John Healey: I was conscious that we should not double back over ground that we have already covered, but people living in the vicinity who would not be statutory consultees will be included in the pre-application consultation and be able to put their views to the promoter, who will carry out the publicity. They will also have the opportunity to put their views to the infrastructure planning commission when it considers the application. I hope that the hon. Gentleman understands and accepts that point.
Dan Rogerson: There are clear provisions in clause 39 for people who have an interest in the land, but people who are not resident in the area may also have an interest. The same provisions should also apply to those who have adjacent land who may not be directly aware of what is going on in the community, although they have a long-standing interest because of ownership of adjacent land or other rights to it.

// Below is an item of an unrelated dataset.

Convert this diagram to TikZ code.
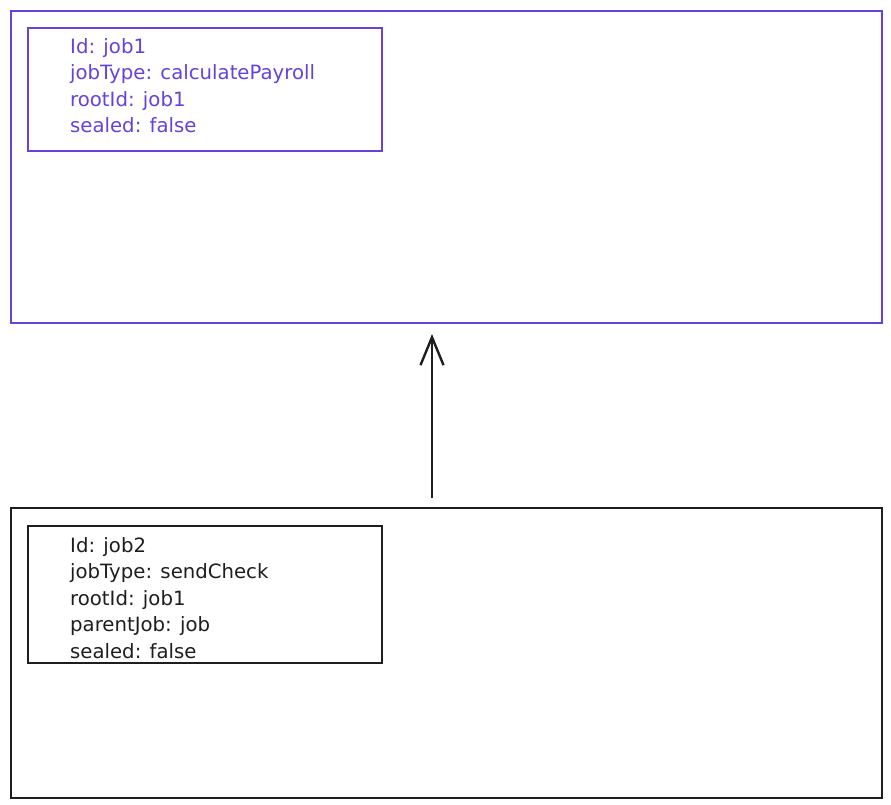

The Government have felt it necessary to apply the provisions to those who have a direct interest in the land affected, which implies that things may be going on above and beyond the standard consultation. If that is so, and extra effort is being made to ensure that pre-application publicity reaches people who may not reside in the area but have an interest in the land, I am concerned that the proposal is not extended to people who have an interest in adjacent land. I am thinking of cases of people or associations who own patches of land that they do not visit very often, therefore they would not see notices or publicity in the local paper. The Minister has not reassured me on those matters.
Question put, That the amendment be made:
The Committee divided: Ayes 6, Noes 12.
Division No. 9 ]
Question accordingly negatived.
Clause 39 ordered to stand part of the Bill.